Eating The Sunken Cost

Tagging this under "Goals, Plans, Hopes" as it pertains to my long goal, the goal of severing myself from society at large as it stands.

I have had to come to terms with the fact, over the last few years, that I will have to just eat the costs that I have sunken into my escapism.

That is to say, that when I finally get out of this rat race - I will have to give up a great deal that I have sunk countless hours, and enough money that I don't even want to think about it, into.

Let's look specifically at video games - I don't know if you could tell, but I'm a bit of a gamer.

Probably the least proud I've been to see my amassed playtime in any game was that of Fortnite.

You may deride me all you wish, but this game is intended to be addicting - it was hand crafted to be addicting.

I only started playing it because my good friend's dad died, and he always played Fortnite, and he was down in the dumps - so I hopped on.

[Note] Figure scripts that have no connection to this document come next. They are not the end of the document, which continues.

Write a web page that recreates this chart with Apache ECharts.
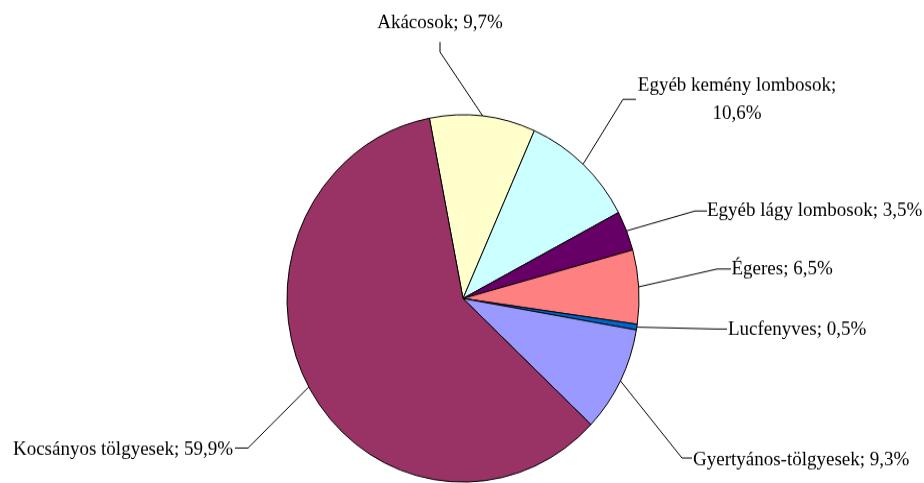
<!DOCTYPE html>
<html><head><meta charset="utf-8">
<script src="https://cdn.jsdelivr.net/npm/echarts@6/dist/echarts.min.js"></script>
<style>
html,body{margin:0;padding:0;background:#fff;overflow:hidden}
#wrap{width:924px;height:483px;overflow:hidden}
#chart{width:924px;height:463px;transform:scaleY(1.0432);transform-origin:0 0}
</style>
</head><body><div id="wrap"><div id="chart"></div></div>
<script>
// ---- data ----
const categories = ['Akácosok', 'Egyéb kemény lombosok', 'Egyéb lágy lombosok', 'Égeres', 'Lucfenyves', 'Gyertyános-tölgyesek', 'Kocsányos tölgyesek'];
const shares = [9.7, 10.6, 3.5, 6.5, 0.5, 9.3, 59.9];
const lineBreakAfterName = [false, true, false, false, false, false, false];

// ---- styles / layout ----
const colors = ['#FFFFCC', '#CCFFFF', '#660066', '#FF8080', '#0066CC', '#9999FF', '#993366'];
const S = 1.0432; // vertical stretch of the picture
// label anchors in picture pixels: text x/y, alignment, elbow point, line end point
const anchors = [
  {tx: 440, ty: 23, align: 'center', ex: 440, ey: 52, lx: 440, ly: 42},
  {tx: 737, ty: 99.6, align: 'center', ex: 623, ey: 99.3, lx: 636, ly: 99.3},
  {tx: 707, ty: 210.5, align: 'left', ex: 695, ey: 211, lx: 707, ly: 211},
  {tx: 731.5, ty: 269.5, align: 'left', ex: 717, ey: 269, lx: 731, ly: 269},
  {tx: 728, ty: 329.5, align: 'left', ex: 716, ey: 329, lx: 727, ly: 329},
  {tx: 693, ty: 460, align: 'left', ex: 682, ey: 458, lx: 692, ly: 458},
  {tx: 233, ty: 450, align: 'right', ex: 248, ey: 448, lx: 235, ly: 448}
];

const chart = echarts.init(document.getElementById('chart'), null, {renderer: 'canvas'});
const seriesData = categories.map((c, i) => ({
  name: c,
  value: shares[i],
  itemStyle: {color: colors[i]}
}));

chart.setOption({
  animation: false,
  backgroundColor: '#fff',
  series: [{
    type: 'pie',
    center: [463, 286.1],
    radius: [0, 176],
    startAngle: 101,
    clockwise: true,
    avoidLabelOverlap: false,
    data: seriesData,
    itemStyle: {borderColor: '#000', borderWidth: 1},
    emphasis: {disabled: true},
    label: {
      show: true,
      position: 'outside',
      fontFamily: 'Liberation Serif, Times New Roman, serif',
      fontSize: 19,
      lineHeight: 27,
      color: '#000',
      formatter: function (p) {
        const i = p.dataIndex;
        return p.name + ';' + (lineBreakAfterName[i] ? '\n' : ' ') +
          shares[i].toFixed(1).replace('.', ',') + '%';
      }
    },
    labelLine: {show: true, length: 10, length2: 10, smooth: false,
      lineStyle: {color: '#000', width: 1}},
    labelLayout: function (p) {
      const a = anchors[p.dataIndex];
      let start = p.labelLinePoints && p.labelLinePoints[0];
      return {
        x: a.tx,
        y: a.ty / S,
        align: a.align,
        verticalAlign: 'middle',
        labelLinePoints: [start, [a.ex, a.ey / S], [a.lx, a.ly / S]]
      };
    }
  }]
});
</script>
</body></html>
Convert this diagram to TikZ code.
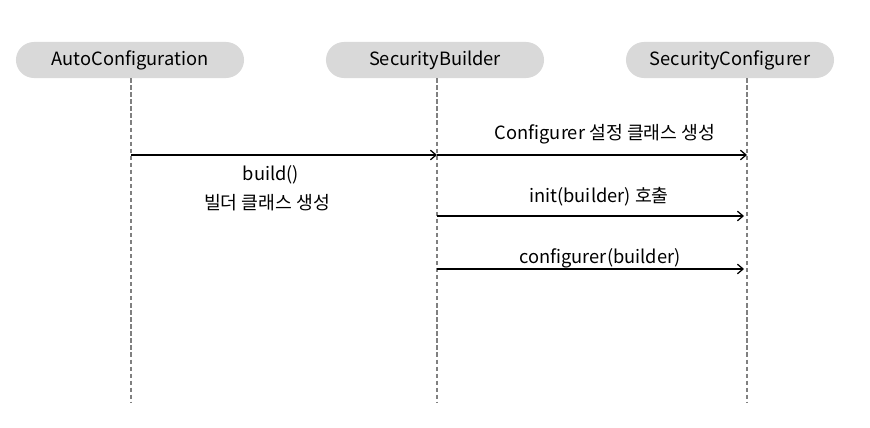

The next season, I still had it downloaded, and there was one skin I liked.

That spiraled into an insatiable need to grind out at least 200 levels every few seasons, Tim Sweeney has lined his pockets with my vbucks purchases a great deal - and all in all, 1000 hours of my life has been wasted in that game and I'll never get that time back.

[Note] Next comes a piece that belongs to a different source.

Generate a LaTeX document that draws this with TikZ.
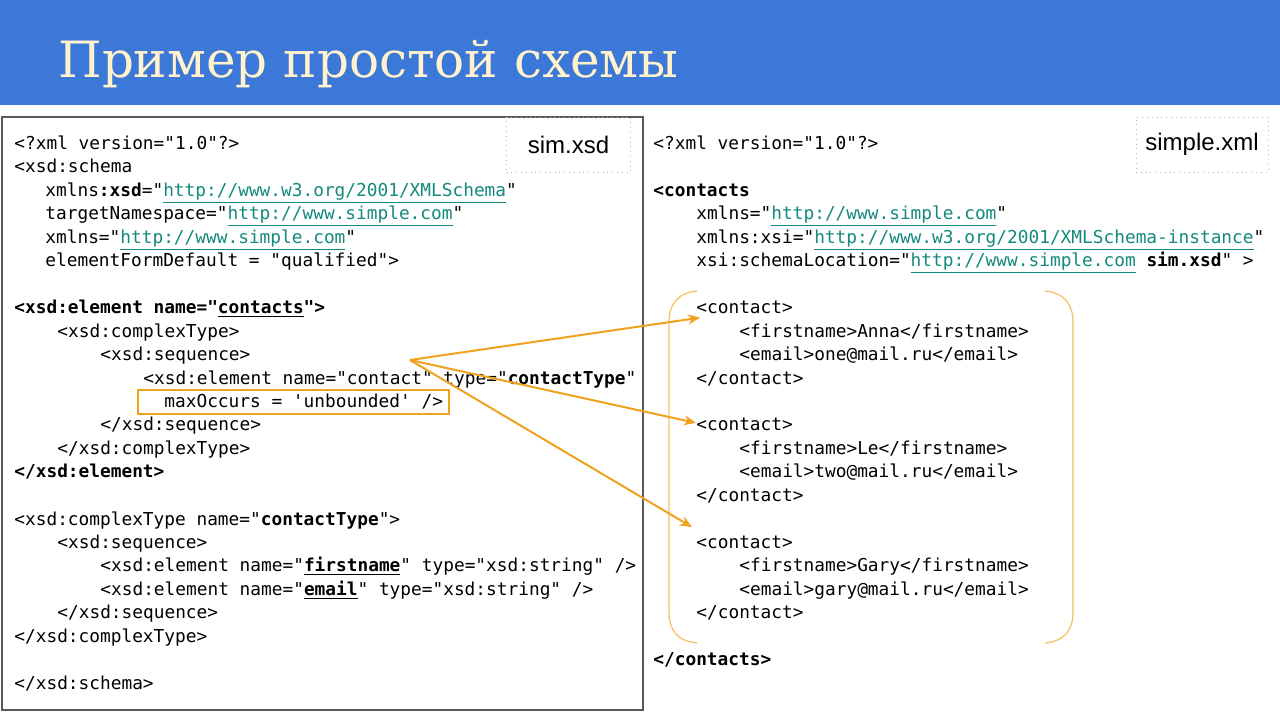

Essentially, this pattern repeats itself with every game that I "own" digitally - because I can't own them physically, and some of them are GaaS (Games As A Service) or Live Service games.

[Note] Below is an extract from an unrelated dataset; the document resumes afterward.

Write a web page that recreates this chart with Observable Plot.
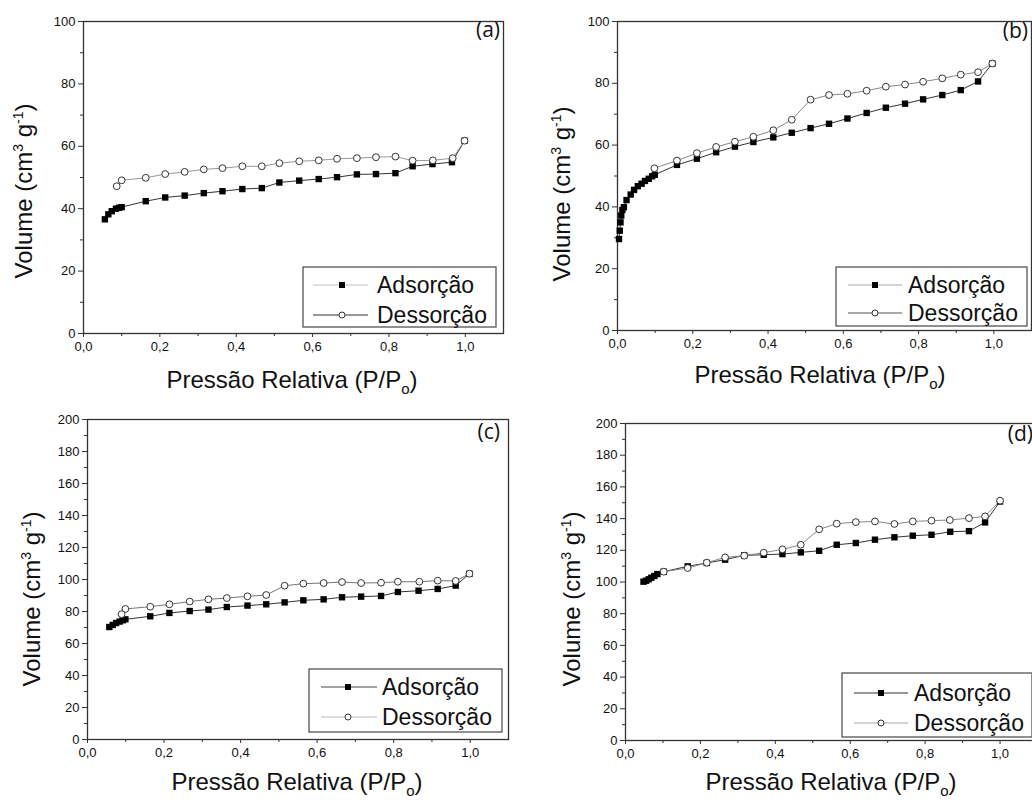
<!DOCTYPE html>
<html><head><meta charset="utf-8">
<script src="https://cdn.jsdelivr.net/npm/d3@7"></script>
<script src="https://cdn.jsdelivr.net/npm/@observablehq/plot@0.6"></script>
<style>
html,body{margin:0;padding:0;background:#fff;overflow:hidden;}
#wrap{position:relative;width:1032px;height:804px;overflow:hidden;background:#fff;}
#wrap svg{position:absolute;}
</style></head><body><div id="wrap"></div>
<script>
// ---------- data ----------
const seriesNames = ["Adsorção", "Dessorção"];
const panelLabels = ["(a)", "(b)", "(c)", "(d)"];
const xTitleMain = "Pressão Relativa (P/P";
const xTitleSub = "o";
const xMajor = [0, 0.2, 0.4, 0.6, 0.8, 1.0];
const xMajorLabels = ["0,0", "0,2", "0,4", "0,6", "0,8", "1,0"];
const xMinor = [0.1, 0.3, 0.5, 0.7, 0.9];
const yMajor100 = [0, 20, 40, 60, 80, 100];
const yMinor100 = [10, 30, 50, 70, 90];
const yMajor200 = [0, 20, 40, 60, 80, 100, 120, 140, 160, 180, 200];
const yMinor200 = [10, 30, 50, 70, 90, 110, 130, 150, 170, 190];

const aAdsX = [0.056,0.065,0.074,0.085,0.093,0.100,0.163,0.214,0.265,0.315,0.364,0.416,0.467,0.513,0.565,0.616,0.664,0.716,0.766,0.817,0.862,0.914,0.965,0.998];
const aAdsY = [36.6,38.2,39.2,40.0,40.3,40.5,42.4,43.6,44.2,45.0,45.6,46.3,46.6,48.4,49.0,49.5,50.1,51.0,51.1,51.4,53.6,54.3,54.9,61.8];
const aDesX = [0.998,0.967,0.915,0.862,0.817,0.766,0.716,0.664,0.616,0.565,0.513,0.467,0.416,0.364,0.315,0.265,0.214,0.163,0.100,0.087];
const aDesY = [61.8,56.2,55.5,55.4,56.7,56.5,56.2,56.0,55.5,55.2,54.6,53.6,53.6,53.0,52.6,51.8,51.1,49.9,49.1,47.2];

const bAdsX = [0.004,0.006,0.008,0.010,0.013,0.017,0.024,0.035,0.044,0.054,0.064,0.073,0.083,0.092,0.099,0.158,0.211,0.262,0.312,0.361,0.414,0.463,0.513,0.562,0.611,0.662,0.713,0.764,0.812,0.863,0.912,0.958,0.996];
const bAdsY = [29.6,32.3,35.0,37.2,39.0,39.9,42.2,44.0,45.5,46.7,47.5,48.4,49.1,49.9,50.4,53.6,55.6,57.7,59.5,61.0,62.5,64.0,65.5,66.9,68.6,70.4,72.1,73.4,74.8,76.2,77.8,80.6,86.4];
const bDesX = [0.996,0.958,0.912,0.863,0.812,0.764,0.713,0.662,0.611,0.562,0.513,0.463,0.414,0.361,0.312,0.262,0.211,0.158,0.098];
const bDesY = [86.4,83.6,82.8,81.6,80.5,79.6,78.9,77.6,76.6,76.2,74.7,68.2,64.8,62.7,61.1,59.4,57.4,55.0,52.5];

const cAdsX = [0.057,0.066,0.075,0.084,0.092,0.099,0.164,0.214,0.267,0.316,0.364,0.418,0.467,0.515,0.564,0.617,0.665,0.715,0.767,0.811,0.865,0.915,0.962,0.998];
const cAdsY = [70.3,71.6,72.8,73.7,74.5,75.1,77.0,79.1,80.3,81.2,82.8,83.7,84.5,85.7,87.0,87.6,88.9,89.3,89.7,92.2,93.0,94.1,96.2,103.6];
const cDesX = [0.998,0.962,0.915,0.867,0.811,0.767,0.715,0.665,0.617,0.564,0.515,0.467,0.418,0.364,0.316,0.267,0.214,0.164,0.099,0.089];
const cDesY = [103.6,99.1,99.3,98.6,98.6,98.0,97.8,98.4,97.8,97.4,96.1,90.3,89.5,88.4,87.6,86.2,84.5,83.0,81.6,78.3];

const dAdsX = [0.048,0.055,0.062,0.069,0.077,0.085,0.102,0.166,0.217,0.266,0.317,0.369,0.419,0.468,0.517,0.564,0.615,0.666,0.718,0.767,0.817,0.867,0.917,0.960,1.0];
const dAdsY = [100.2,100.8,101.7,102.7,103.8,105.0,106.5,109.9,112.0,114.1,116.8,117.2,117.6,118.7,119.7,123.5,124.6,126.7,128.2,129.2,129.8,131.7,132.1,137.6,150.8];
const dDesX = [1.0,0.960,0.917,0.866,0.817,0.767,0.718,0.666,0.615,0.564,0.517,0.468,0.419,0.369,0.317,0.266,0.217,0.166,0.102];
const dDesY = [151.3,141.4,140.3,139.1,138.7,138.2,136.6,138.2,137.8,136.8,133.2,123.5,120.6,118.5,116.6,115.5,112.2,108.8,106.5];

// ---------- layout ----------
const FONT = '"Liberation Sans", Arial, Helvetica, sans-serif';
const panels = [
  {adsX:aAdsX, adsY:aAdsY, desX:aDesX, desY:aDesY, yMax:100, yMajor:yMajor100, yMinor:yMinor100,
   left:0, top:0, w:516, h:400, ml:83, mr:13, mt:21, mb:67,
   adsLine:"#333", desLine:"#999", legAds:"#c4c4c4", legDes:"#333",
   ytx:32, yty:191, xtx:292, xty:388, lbx:500, lby:37,
   leg:{x0:303, x1:496, y0:267, y1:327, l0:313, l1:368, m:342, tx:377, rows:[285,315]}},
  {adsX:bAdsX, adsY:bAdsY, desX:bDesX, desY:bDesY, yMax:100, yMajor:yMajor100, yMinor:yMinor100,
   left:520, top:0, w:512, h:400, ml:97, mr:1, mt:21, mb:70,
   adsLine:"#333", desLine:"#888", legAds:"#aaa", legDes:"#555",
   ytx:50, yty:194, xtx:300, xty:383, lbx:508, lby:38,
   leg:{x0:316, x1:507, y0:267, y1:326, l0:328, l1:382, m:355, tx:388, rows:[285,313]}},
  {adsX:cAdsX, adsY:cAdsY, desX:cDesX, desY:cDesY, yMax:200, yMajor:yMajor200, yMinor:yMinor200,
   left:0, top:400, w:516, h:404, ml:87, mr:8, mt:19, mb:65,
   adsLine:"#333", desLine:"#777", legAds:"#444", legDes:"#bbb",
   ytx:40, yty:199, xtx:297, xty:390, lbx:500, lby:39,
   leg:{x0:309, x1:502, y0:269, y1:332, l0:321, l1:377, m:348, tx:382, rows:[287,317]}},
  {adsX:dAdsX, adsY:dAdsY, desX:dDesX, desY:dDesY, yMax:200, yMajor:yMajor200, yMinor:yMinor200,
   left:520, top:400, w:517, h:404, ml:105, mr:0, mt:23, mb:64,
   adsLine:"#333", desLine:"#888", legAds:"#333", legDes:"#aaa",
   ytx:60, yty:199, xtx:311, xty:390, lbx:513, lby:41,
   leg:{x0:322, x1:512, y0:273, y1:337, l0:334, l1:388, m:361, tx:394, rows:[293,323]}}
];

const wrap = document.getElementById("wrap");

panels.forEach((cfg, k) => {
  const ads = cfg.adsX.map((x, i) => ({x, y: cfg.adsY[i]}));
  const des = cfg.desX.map((x, i) => ({x, y: cfg.desY[i]}));
  const svg = Plot.plot({
    width: cfg.w, height: cfg.h,
    marginLeft: cfg.ml, marginRight: cfg.mr, marginTop: cfg.mt, marginBottom: cfg.mb,
    x: {domain: [0, 1.1]},
    y: {domain: [0, cfg.yMax]},
    style: {fontFamily: FONT, fontSize: "13px", color: "#111", background: "#fff", overflow: "visible"},
    marks: [
      Plot.axisX(xMajor, {tickSize: 4, tickPadding: 4, tickFormat: d => xMajorLabels[xMajor.indexOf(d)], label: null, stroke: "#333"}),
      Plot.axisX(xMinor, {tickSize: 3, tickFormat: () => "", label: null, stroke: "#333"}),
      Plot.axisY(cfg.yMajor, {tickSize: 5, tickPadding: 3, label: null, stroke: "#333"}),
      Plot.axisY(cfg.yMinor, {tickSize: 3, tickFormat: () => "", label: null, stroke: "#333"}),
      Plot.frame({stroke: "#333", strokeWidth: 1.3}),
      Plot.line(ads, {x: "x", y: "y", stroke: cfg.adsLine, strokeWidth: 1}),
      Plot.line(des, {x: "x", y: "y", stroke: cfg.desLine, strokeWidth: 1}),
      Plot.dot(ads, {x: "x", y: "y", symbol: "square", r: 3.6, fill: "#000", stroke: "none"}),
      Plot.dot(des, {x: "x", y: "y", symbol: "circle", r: 3.4, fill: "#fff", stroke: "#333", strokeWidth: 1})
    ]
  });
  svg.style.left = cfg.left + "px";
  svg.style.top = cfg.top + "px";
  wrap.appendChild(svg);

  const s = d3.select(svg);
  // y title
  const yt = s.append("text")
    .attr("transform", `translate(${cfg.ytx},${cfg.yty}) rotate(-90)`)
    .attr("text-anchor", "middle")
    .style("font-family", FONT).style("font-size", "24px").attr("fill", "#111");
  yt.append("tspan").text("Volume (cm");
  yt.append("tspan").attr("dy", -9).style("font-size", "14px").text("3");
  yt.append("tspan").attr("dy", 9).text(" g");
  yt.append("tspan").attr("dy", -9).style("font-size", "14px").text("-1");
  yt.append("tspan").attr("dy", 9).text(")");
  // x title
  const xt = s.append("text")
    .attr("x", cfg.xtx).attr("y", cfg.xty)
    .attr("text-anchor", "middle")
    .style("font-family", FONT).style("font-size", "24px").attr("fill", "#111");
  xt.append("tspan").text(xTitleMain);
  xt.append("tspan").attr("dy", 6).style("font-size", "15px").text(xTitleSub);
  xt.append("tspan").attr("dy", -6).text(")");
  // panel label
  s.append("text").attr("x", cfg.lbx).attr("y", cfg.lby)
    .attr("text-anchor", "end")
    .style("font-family", '"Open Sans", "Noto Sans", sans-serif').style("font-size", "21px").attr("fill", "#111")
    .text(panelLabels[k]);
  // legend
  const L = cfg.leg;
  const g = s.append("g").attr("text-anchor", "start");
  g.append("rect").attr("x", L.x0).attr("y", L.y0).attr("width", L.x1 - L.x0).attr("height", L.y1 - L.y0)
    .attr("fill", "#fff").attr("stroke", "#555").attr("stroke-width", 1.3);
  [0, 1].forEach(i => {
    const yy = L.rows[i];
    g.append("line").attr("x1", L.l0).attr("x2", L.l1).attr("y1", yy).attr("y2", yy)
      .attr("stroke", i === 0 ? cfg.legAds : cfg.legDes).attr("stroke-width", 1.2);
    if (i === 0) {
      g.append("rect").attr("x", L.m - 3).attr("y", yy - 3).attr("width", 6).attr("height", 6).attr("fill", "#000");
    } else {
      g.append("circle").attr("cx", L.m).attr("cy", yy).attr("r", 3).attr("fill", "#fff").attr("stroke", "#333");
    }
    g.append("text").attr("x", L.tx).attr("y", yy + 8)
      .attr("text-anchor", "start")
      .style("font-family", FONT).style("font-size", "23px").attr("fill", "#111")
      .text(seriesNames[i]);
  });
});
</script>
</body></html>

Helldivers 2 is quite fun, I quite enjoy it - but when I'm out, I'm out. I'll miss out of a lot most likely, I have to be alright with that though.

My Steam saves of Binding of Isaac, Fallout 1 - 4, Call of Duty WaW, etc. etc. etc. - I'm gonna have to kiss them goodbye someday.

It's not the first time I've done something like this though, which is why I know I can do it.

I used to have an addiction like none other to Call of Duty, especially in late 2019, early 2020 - I had been laid off for the Winter, and then I was unemployed because I had went crazy (and then I couldn't find anywhere hiring because of Corona), I digress.

I played Modern Warfare (2019) so damned much that it was the only Call of Duty that I was ever able to get the final mastery camo (Damascus) on. I was also a surprising bit of the way done getting Obsidian.

Regardless, I had to stop at some point because it consumed so much of my time and attention.

I used to tell people, when they asked me to hop on Modern Warfare, "I can't, I just got off that heroin."

It really is like a drug, the way that they make everything these days.

Retention as opposed to interest, grinding as opposed to fun - it's evil, truthfully at it's core that's all it is.

I wish to free myself from this system of consumption via a slave's mentality - if I am to consume I want it to be of my own volition.

As such, I've gone cold turkey on a lot of the new "heroin"'s I've become obsessed with over the years.

I have many dreams, many projects I must complete - but my mind must be clear and focused before I can complete any of them.